The man was pronounced dead of heart failure at a hospital a day after his arrest, according to the ministry that oversees police. The ministry claimed the man had been wounded in the clashes.
Residents said the young man, identified by the nickname Islam el-Australy, clashed with police after they tried to dismantle his street stall.
The family of the man have accused the police of killing him, according to prosecutors who ordered forensic experts to determine the cause of death after they found abrasions on his body.
The judicial officials said closed-circuit video footage showed the man entered the police station alive before he was taken by ambulance to a nearby hospital the next day. Both officials spoke on condition of anonymity because they were not authorized to brief the media.
Following the young man’s death, dozens of people protested outside the local police station until security forces dispersed them and sealed off the area.

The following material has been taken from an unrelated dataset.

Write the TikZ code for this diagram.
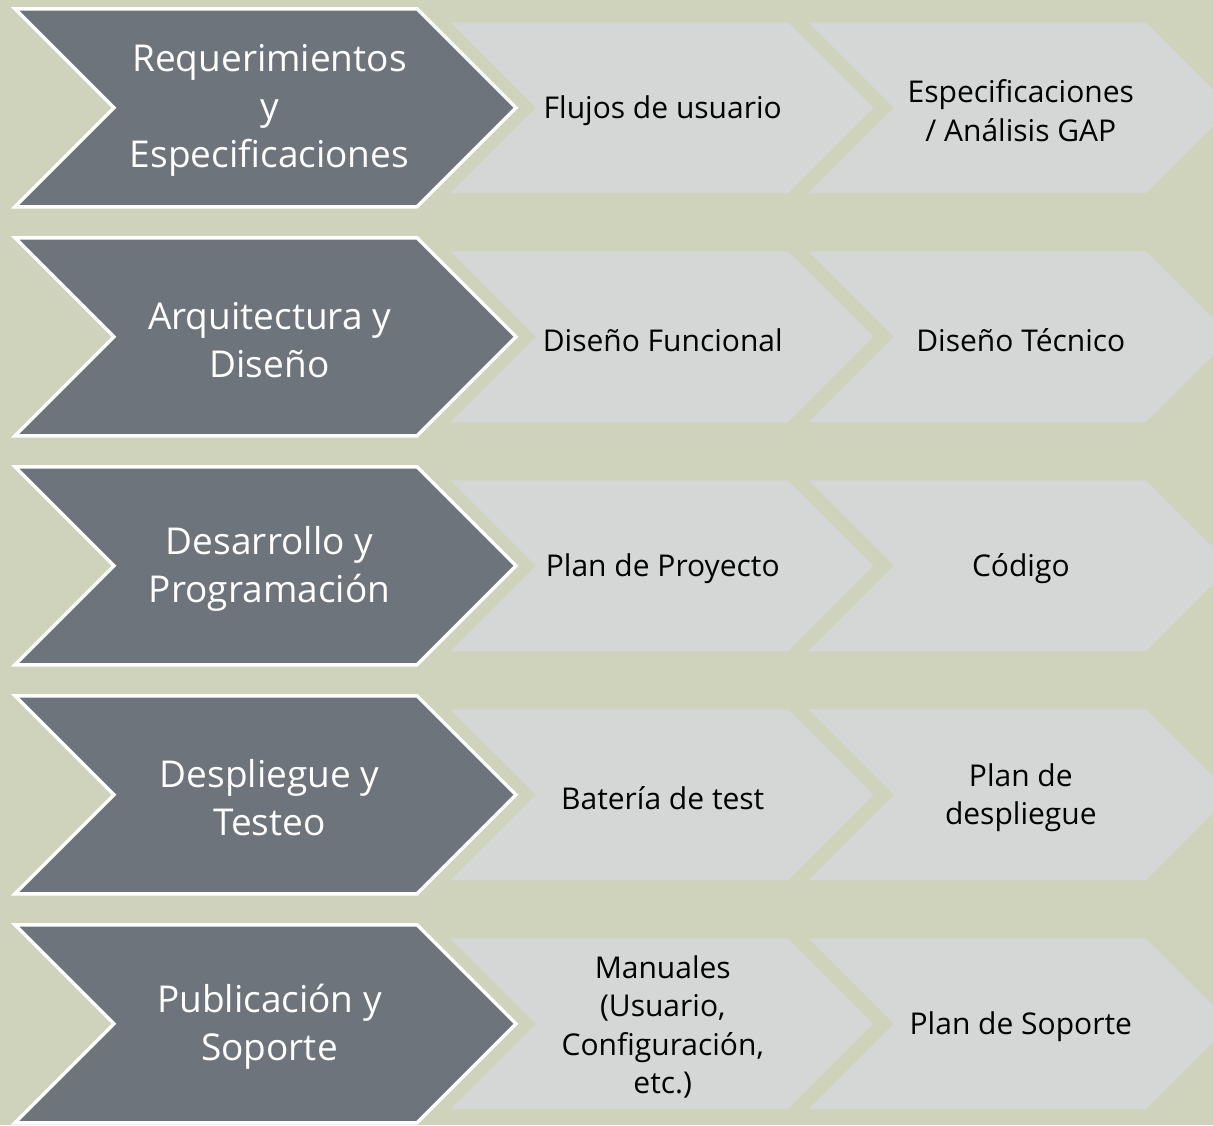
\documentclass[tikz,border=0pt]{standalone}
\usepackage{fontspec}
\setmainfont{Open Sans}
\usepackage{tikz}
\usetikzlibrary{shapes.symbols,positioning,backgrounds}
\definecolor{bgcol}{RGB}{207,211,188}
\definecolor{phasecol}{RGB}{110,116,123}
\definecolor{itemcol}{RGB}{213,215,214}
\tikzset{
  phase/.style   ={signal, signal from=west, signal to=east, signal pointer angle=90,
                   fill=phasecol, draw=white, line width=3.5pt, inner sep=0pt,
                   minimum width=501pt, minimum height=198pt},
  phasetxt/.style={text=white, align=center, xshift=4pt, yshift=-3pt,
                   font=\fontsize{37}{48}\selectfont},
  item/.style    ={signal, signal from=west, signal to=east, signal pointer angle=90,
                   fill=itemcol, inner sep=0pt,
                   minimum width=423pt, minimum height=171pt},
  itemtxt/.style ={text=black, align=center, xshift=1pt, yshift=-3pt,
                   font=\fontsize{30}{38.5}\selectfont},
}

\begin{document}
\begin{tikzpicture}[x=1pt, y=1pt, node distance=27.5pt and 17pt]
  \useasboundingbox (0,0) rectangle (1213,-1125);
  \clip (0,0) rectangle (1213,-1125);

  % ---- phases (dark chevrons) ----
  \node[phase, label={[phasetxt]center:{Requerimientos\\y\\Especificaciones}}] (req) at (265.5,-107.75) {};
  \node[phase, below=of req, label={[phasetxt]center:{Arquitectura y\\Diseño}}] (arq) {};
  \node[phase, below=of arq, label={[phasetxt]center:{Desarrollo y\\Programación}}] (des) {};
  \node[phase, below=of des, label={[phasetxt]center:{Despliegue y\\Testeo}}] (dep) {};
  \node[phase, below=of dep, label={[phasetxt]center:{Publicación y\\Soporte}}] (pub) {};

  % ---- deliverables, behind the phases ----
  \begin{scope}[on background layer]
    \fill[bgcol] (0,0) rectangle (1213,-1125);
    \node[item, right=of req, label={[itemtxt]center:{Flujos de usuario}}] (req1) {};
    \node[item, right=20pt of req1, label={[itemtxt]center:{Especificaciones\\/ Análisis GAP}}] (req2) {};
    \node[item, right=of arq, label={[itemtxt]center:{Diseño Funcional}}] (arq1) {};
    \node[item, right=20pt of arq1, label={[itemtxt]center:{Diseño Técnico}}] (arq2) {};
    \node[item, right=of des, label={[itemtxt]center:{Plan de Proyecto}}] (des1) {};
    \node[item, right=20pt of des1, label={[itemtxt]center:{Código}}] (des2) {};
    \node[item, right=of dep, label={[itemtxt]center:{Batería de test}}] (dep1) {};
    \node[item, right=20pt of dep1, label={[itemtxt]center:{Plan de\\despliegue}}] (dep2) {};
    \node[item, right=of pub, label={[itemtxt]center:{Manuales\\(Usuario,\\Configuración,\\etc.)}}] (pub1) {};
    \node[item, right=20pt of pub1, label={[itemtxt]center:{Plan de Soporte}}] (pub2) {};
  \end{scope}
\end{tikzpicture}
\end{document}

The protest was a rare outburst of public anger in Egypt, which has banned all unauthorized protests since 2013 as part of a sweeping crackdown on dissent.
An Egyptian journalist who reported on the “repercussions” of the man's death was arrested last week and ordered detained for 15 days on charges of broadcasting fake news, his employer said.
Anger at widespread police brutality and the alleged beating to death of a young man by police helped spark the 2011 uprising that toppled longtime autocrat Hosni Mubarak. Rights groups say mistreatment and torture are still widespread in Egyptian prisons, allegations denied by the government.